- Exercise objective
In the lines below, find how many contain the word "this" and report that figure alone.

- Records supplied
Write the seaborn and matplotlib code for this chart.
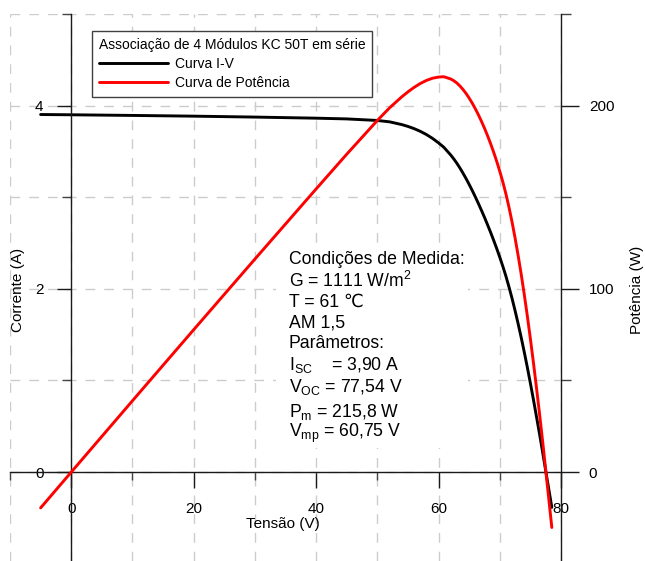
import matplotlib
matplotlib.use("Agg")
import matplotlib.pyplot as plt
import seaborn as sns
from matplotlib.patches import Rectangle
from matplotlib.ticker import FixedLocator, FixedFormatter, NullFormatter

# --- dados ---
tensao = [-5, 0, 10, 20, 30, 40, 45, 50, 52, 54, 55, 56, 57, 58, 59, 60, 60.75,
          61, 62, 62.5, 63, 63.5, 64, 64.5, 65, 65.5, 66, 66.5, 67, 67.5, 68,
          68.5, 69, 69.5, 70, 70.5, 71, 71.5, 72, 72.5, 73, 73.5, 74, 74.5, 75,
          75.5, 76, 76.5, 77, 77.54, 78.5]
corrente = [3.903, 3.900, 3.893, 3.885, 3.875, 3.863, 3.855, 3.838, 3.823,
            3.793, 3.773, 3.749, 3.720, 3.685, 3.643, 3.593, 3.552, 3.535,
            3.460, 3.417, 3.370, 3.318, 3.262, 3.203, 3.140, 3.074, 3.005,
            2.933, 2.858, 2.781, 2.700, 2.617, 2.530, 2.440, 2.345, 2.246,
            2.139, 2.022, 1.897, 1.762, 1.619, 1.469, 1.310, 1.144, 0.970,
            0.790, 0.604, 0.414, 0.218, 0.000, -0.385]
potencia = [-19.52, 0.00, 38.93, 77.70, 116.25, 154.52, 173.48, 191.90, 198.80,
            204.82, 207.52, 209.94, 212.04, 213.73, 214.94, 215.58, 215.78,
            215.64, 214.52, 213.56, 212.31, 210.69, 208.77, 206.59, 204.10,
            201.35, 198.33, 195.04, 191.49, 187.72, 183.60, 179.26, 174.57,
            169.58, 164.15, 158.34, 151.87, 144.57, 136.58, 127.75, 118.19,
            107.97, 96.94, 85.23, 72.75, 59.65, 45.90, 31.67, 16.79, 0.00,
            -30.22]

x_major = [0, 20, 40, 60, 80]
x_minor = [-10, 10, 30, 50, 70]
i_major = [0, 2, 4]
i_minor = [1, 3, 5]
p_major = [0, 100, 200]
p_minor = [50, 150, 250]

legenda_titulo = "Associação de 4 Módulos KC 50T em série"
legenda_itens = ["Curva I-V", "Curva de Potência"]

info_linhas = [
    "Condições de Medida:",
    "G = 1111 W/m$^{2}$",
    "T = 61 \u2103",
    "AM 1,5",
    "Parâmetros:",
    r"$\mathrm{I_{SC}}$    = 3,90 A",
    r"$\mathrm{V_{OC}}$ = 77,54 V",
    r"$\mathrm{P_{m}}$ = 215,8 W",
    r"$\mathrm{V_{mp}}$ = 60,75 V",
]
info_base_px = [264, 287, 307, 328, 348, 370, 392, 417, 437]

# --- estilo ---
sns.set_style("ticks")
plt.rcParams["font.family"] = ["Liberation Sans", "DejaVu Sans"]
plt.rcParams["mathtext.fontset"] = "custom"
plt.rcParams["mathtext.rm"] = "Liberation Sans"
plt.rcParams["mathtext.it"] = "Liberation Sans:italic"
plt.rcParams["mathtext.bf"] = "Liberation Sans:bold"
for k in ["text.color", "axes.labelcolor", "xtick.color", "ytick.color"]:
    plt.rcParams[k] = "black"

W, H = 645, 561
fig = plt.figure(figsize=(W / 100, H / 100), dpi=100)
ax = fig.add_axes([10 / W, 0, 551 / W, 547 / H])

i_lim = (-0.97, 5.0)
ax.set_xlim(-10, 80)
ax.set_ylim(*i_lim)

sns.lineplot(x=tensao, y=corrente, ax=ax, color="black", linewidth=2.1,
             sort=False, legend=False)
linha_iv = ax.lines[-1]

ax2 = ax.twinx()
ax2.set_ylim(i_lim[0] * 50, i_lim[1] * 50)
sns.lineplot(x=tensao, y=potencia, ax=ax2, color="#ff0000", linewidth=2.1,
             sort=False, legend=False)
linha_p = ax2.lines[-1]
ax2.set_xlim(-10, 80)

# eixos cruzando na origem
ax.spines["left"].set_position(("data", 0))
ax.spines["bottom"].set_position(("data", 0))
ax.spines["top"].set_visible(False)
ax.spines["right"].set_visible(False)
for s in ["left", "top", "bottom"]:
    ax2.spines[s].set_visible(False)
for sp in [ax.spines["left"], ax.spines["bottom"], ax2.spines["right"]]:
    sp.set_color("#1a1a1a")
    sp.set_linewidth(1.0)

ax.xaxis.set_major_locator(FixedLocator(x_major))
ax.xaxis.set_minor_locator(FixedLocator(x_minor))
ax.xaxis.set_major_formatter(FixedFormatter([str(v) for v in x_major]))
ax.xaxis.set_minor_formatter(NullFormatter())
ax.yaxis.set_major_locator(FixedLocator(i_major))
ax.yaxis.set_minor_locator(FixedLocator(i_minor))
ax.yaxis.set_minor_formatter(NullFormatter())
ax2.yaxis.set_major_locator(FixedLocator(p_major))
ax2.yaxis.set_minor_locator(FixedLocator(p_minor))
ax2.yaxis.set_minor_formatter(NullFormatter())

ax.tick_params(axis="x", which="major", direction="out", length=11.5, width=1,
               pad=10, labelsize=11, bottom=True, color="#1a1a1a")
ax.tick_params(axis="x", which="minor", direction="out", length=6, width=1,
               bottom=True, color="#444444")
ax.tick_params(axis="y", which="major", direction="out", length=10, width=1,
               pad=10, labelsize=11, left=True, color="#1a1a1a")
ax.tick_params(axis="y", which="minor", direction="out", length=6.5, width=1,
               left=True, color="#444444")
ax2.tick_params(axis="y", which="major", direction="out", length=13, width=1,
                pad=7, labelsize=11, right=True, color="#1a1a1a")
ax2.tick_params(axis="y", which="minor", direction="out", length=7, width=1,
                right=True, color="#444444")

ax.grid(True, which="both", color="#cccccc", linestyle=(0, (7, 6.5)),
        linewidth=1.0)
ax2.grid(False)
ax.set_xlabel("")
ax.set_ylabel("")
ax2.set_ylabel("")

# fundo branco do bloco de texto (esconde a grade)
ax.add_patch(Rectangle((276 / W, 1 - 448 / H), 192 / W, 203 / H,
                       transform=fig.transFigure, facecolor="white",
                       edgecolor="none", zorder=1))

# rótulos dos eixos
fig.text(18 / W, 1 - 290 / H, "Corrente (A)", rotation=90, ha="center",
         va="center", fontsize=11)
fig.text(283 / W, 1 - 524 / H, "Tensão (V)", ha="center", va="center",
         fontsize=11)
fig.text(637 / W, 1 - 290 / H, "Potência (W)", rotation=90, ha="center",
         va="center", fontsize=11)

# bloco de condições
for txt, yb in zip(info_linhas, info_base_px):
    fig.text(289 / W, 1 - yb / H, txt, ha="left", va="baseline", fontsize=12.7)

leg = ax2.legend(handles=[linha_iv, linha_p], labels=legenda_itens,
                 title=legenda_titulo, loc="upper left",
                 bbox_to_anchor=(92 / W, 1 - 31 / H),
                 bbox_transform=fig.transFigure, borderaxespad=0,
                 frameon=True, fancybox=False, edgecolor="#404040",
                 framealpha=1, fontsize=10, title_fontsize=10,
                 handlelength=5.0, handletextpad=0.5, labelspacing=0.38,
                 borderpad=0.48, alignment="left")
leg.get_frame().set_linewidth(1.0)

fig.savefig("out.png", dpi=100)
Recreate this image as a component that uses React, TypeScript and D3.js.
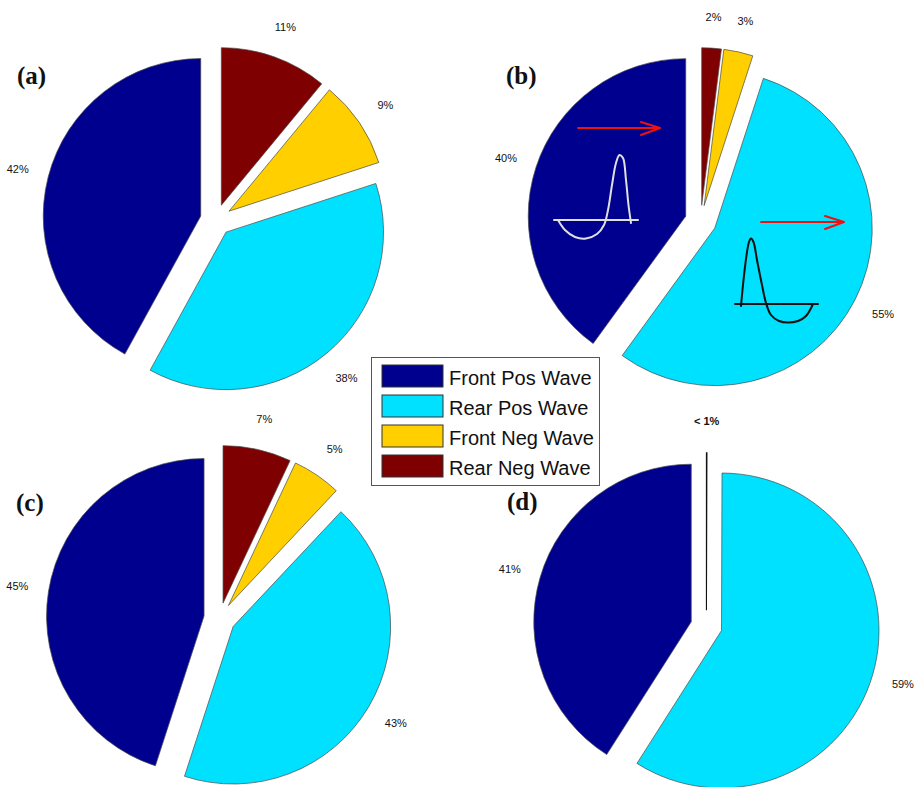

- Written response
2